National Geographic’s six-part limited series The Hot Zone, inspired by the true events detailed in Richard Preston’s international bestseller of the same name, shares the harrowing tale of a global crisis that never was.
Hot Zone begins with a terrifying look back to 1980, when an unsuspecting doctor in Kenya examines a patient with symptoms unlike anything seen before. Flashing forward to 1989, a colony of primates has become sick at a research facility in Virginia, just over 30 kilometres from the US Capitol, and sample tissues are sent to Nancy Jaax (played by Julianna Margulies), a lieutenant colonel with USAMRIID, the US Army’s main facility for defensive research into countermeasures against biological warfare.
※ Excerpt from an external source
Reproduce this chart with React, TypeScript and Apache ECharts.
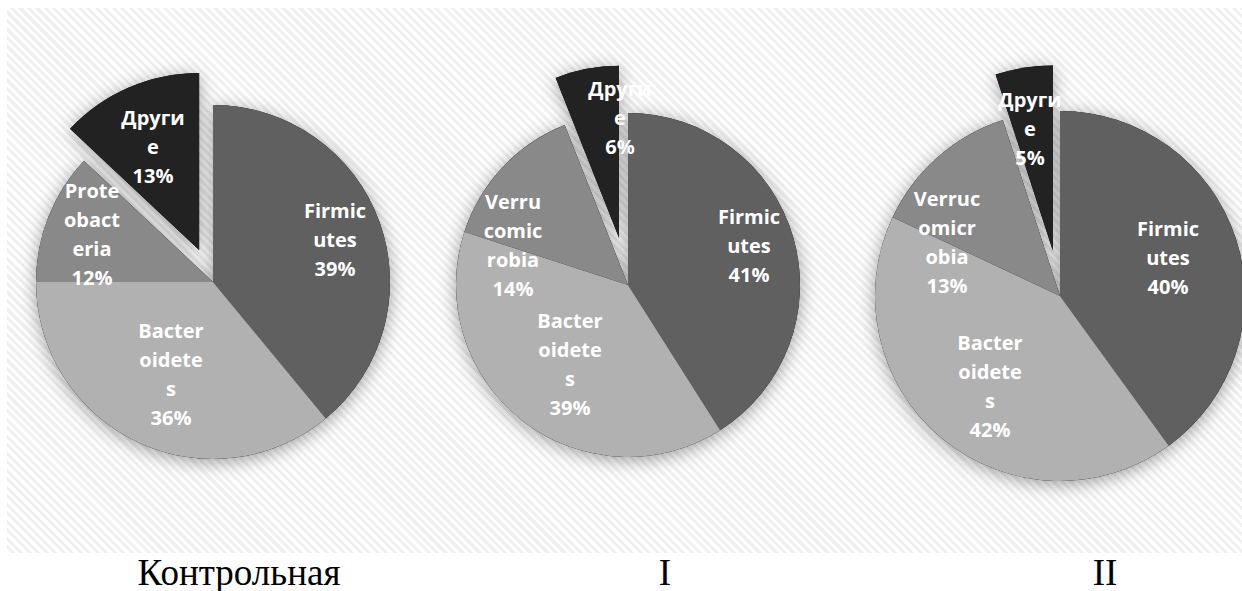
import React, { useEffect, useRef } from "react";
import * as echarts from "echarts";

// ---- data ----
const groupTitles = ["Контрольная", "I", "II"];

const pie1Names = ["Firmicutes", "Bacteroidetes", "Proteobacteria", "Други"];
const pie1Values = [39, 36, 12, 13];
const pie1Wrapped = ["Firmic\nutes", "Bacter\noidete\ns", "Prote\nobact\neria", "Други\ne"];

const pie2Names = ["Firmicutes", "Bacteroidetes", "Verrucomicrobia", "Други"];
const pie2Values = [41, 39, 14, 6];
const pie2Wrapped = ["Firmic\nutes", "Bacter\noidete\ns", "Verru\ncomic\nrobia", "Други\ne"];

const pie3Names = ["Firmicutes", "Bacteroidetes", "Verrucomicrobia", "Други"];
const pie3Values = [40, 42, 13, 5];
const pie3Wrapped = ["Firmic\nutes", "Bacter\noidete\ns", "Verruc\nomicr\nobia", "Други\ne"];

const explodedName = "Други";

// ---- styles / layout ----
const sliceColors = ["#606060", "#b1b1b1", "#898989", "#222222"];

const pies = [
  { names: pie1Names, values: pie1Values, wrapped: pie1Wrapped, center: [213, 282], r: 177, offset: 35,
    labelOff: [[122, -43], [-42, 92], [-121, -48], [-60, -136]], titleX: 239 },
  { names: pie2Names, values: pie2Values, wrapped: pie2Wrapped, center: [628, 285], r: 172, offset: 48,
    labelOff: [[121, -40], [-58, 79], [-115, -40], [-8, -168]], titleX: 665 },
  { names: pie3Names, values: pie3Values, wrapped: pie3Wrapped, center: [1060, 296], r: 185, offset: 46,
    labelOff: [[108, -39], [-70, 90], [-113, -54], [-30, -168]], titleX: 1105 },
];

export default function App() {
  const ref = useRef<HTMLDivElement>(null);

  useEffect(() => {
    if (!ref.current) return;
    const chart = echarts.init(ref.current, undefined, { renderer: "svg" });

    // shift of the exploded slice, computed from the data
    const explodedCenter = (p: any) => {
      const total = p.values.reduce((a: number, b: number) => a + b, 0);
      const idx = p.names.indexOf(explodedName);
      let before = 0;
      for (let i = 0; i < idx; i++) before += p.values[i];
      const midFrac = (before + p.values[idx] / 2) / total;
      const theta = ((90 - midFrac * 360) * Math.PI) / 180;
      return [p.center[0] + p.offset * Math.cos(theta), p.center[1] - p.offset * Math.sin(theta)];
    };

    // part: "main" shows all but the exploded slice, "exploded" shows only it
    const makeData = (p: any, part: string, shadow: boolean) =>
      p.names.map((n: string, i: number) => {
        const visible = part === "main" ? n !== explodedName : n === explodedName;
        return {
          name: n,
          value: p.values[i],
          itemStyle: { color: visible ? (shadow ? "#000000" : sliceColors[i]) : "rgba(0,0,0,0)" },
          label: { show: visible && !shadow },
        };
      });

    const series: any[] = [];
    const parts = ["main", "exploded"];
    // shadow layer
    pies.forEach((p) => {
      parts.forEach((part) => {
        series.push({
          type: "pie",
          silent: true,
          center: part === "main" ? p.center : explodedCenter(p),
          radius: p.r,
          startAngle: 90,
          clockwise: true,
          avoidLabelOverlap: false,
          z: 1,
          label: { show: false },
          labelLine: { show: false },
          emphasis: { disabled: true },
          itemStyle: {
            shadowBlur: 18,
            shadowColor: "rgba(0,0,0,0.38)",
            shadowOffsetX: 0,
            shadowOffsetY: 3,
          },
          data: makeData(p, part, true),
        });
      });
    });
    // visible layer
    pies.forEach((p) => {
      parts.forEach((part) => {
        series.push({
          type: "pie",
          silent: true,
          center: part === "main" ? p.center : explodedCenter(p),
          radius: p.r,
          startAngle: 90,
          clockwise: true,
          avoidLabelOverlap: false,
          percentPrecision: 0,
          z: 2,
          itemStyle: { borderWidth: 0 },
          emphasis: { disabled: true },
          labelLine: { show: false },
          label: {
            show: true,
            position: "inside",
            color: "#ffffff",
            fontFamily: "Open Sans",
            fontWeight: "bold",
            fontSize: 20,
            lineHeight: 29,
            align: "center",
            formatter: (params: any) =>
              p.wrapped[params.dataIndex] + "\n" + Math.round(params.percent) + "%",
          },
          labelLayout: (params: any) => {
            const o = p.labelOff[params.dataIndex];
            return {
              x: p.center[0] + o[0],
              y: p.center[1] + o[1],
              align: "center",
              verticalAlign: "middle",
            };
          },
          data: makeData(p, part, false),
        });
      });
    });

    chart.setOption({
      animation: false,
      backgroundColor: "transparent",
      series,
      graphic: pies.map((p, i) => ({
        type: "text",
        x: p.titleX,
        y: 572,
        style: {
          text: groupTitles[i],
          fill: "#000000",
          font: "37px 'Liberation Serif'",
          textAlign: "center",
          textVerticalAlign: "middle",
        },
      })),
    });

    return () => chart.dispose();
  }, []);

  return (
    <div style={{ position: "absolute", left: 0, top: 0, width: 1242, height: 591, background: "#ffffff" }}>
      <div
        style={{
          position: "absolute",
          left: 7,
          top: 8,
          width: 1235,
          height: 545,
          background:
            "repeating-linear-gradient(45deg, #ffffff 0px, #ffffff 3px, #f0f0f0 3px, #f0f0f0 6px)",
        }}
      />
      <div ref={ref} style={{ position: "absolute", left: 0, top: 0, width: 1242, height: 591 }} />
    </div>
  );
}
Jaax’s instincts and experience tell her she is seeing something far worse than a run-of-the-mill primate infection. Despite the scepticism of her colleagues Dr Peter Jahrling and Col Vernon Tucker, but with the support of her mentor Dr Wade Carter, and her husband, US Army veterinarian Lt Col Jerry Jaax, she pushes forward to find the truth.
A dramatic, high-stakes scientific thriller with a courageous and determined heroine at its core, The Hot Zone brings true science and human drama together for a gripping tale that still resonates today.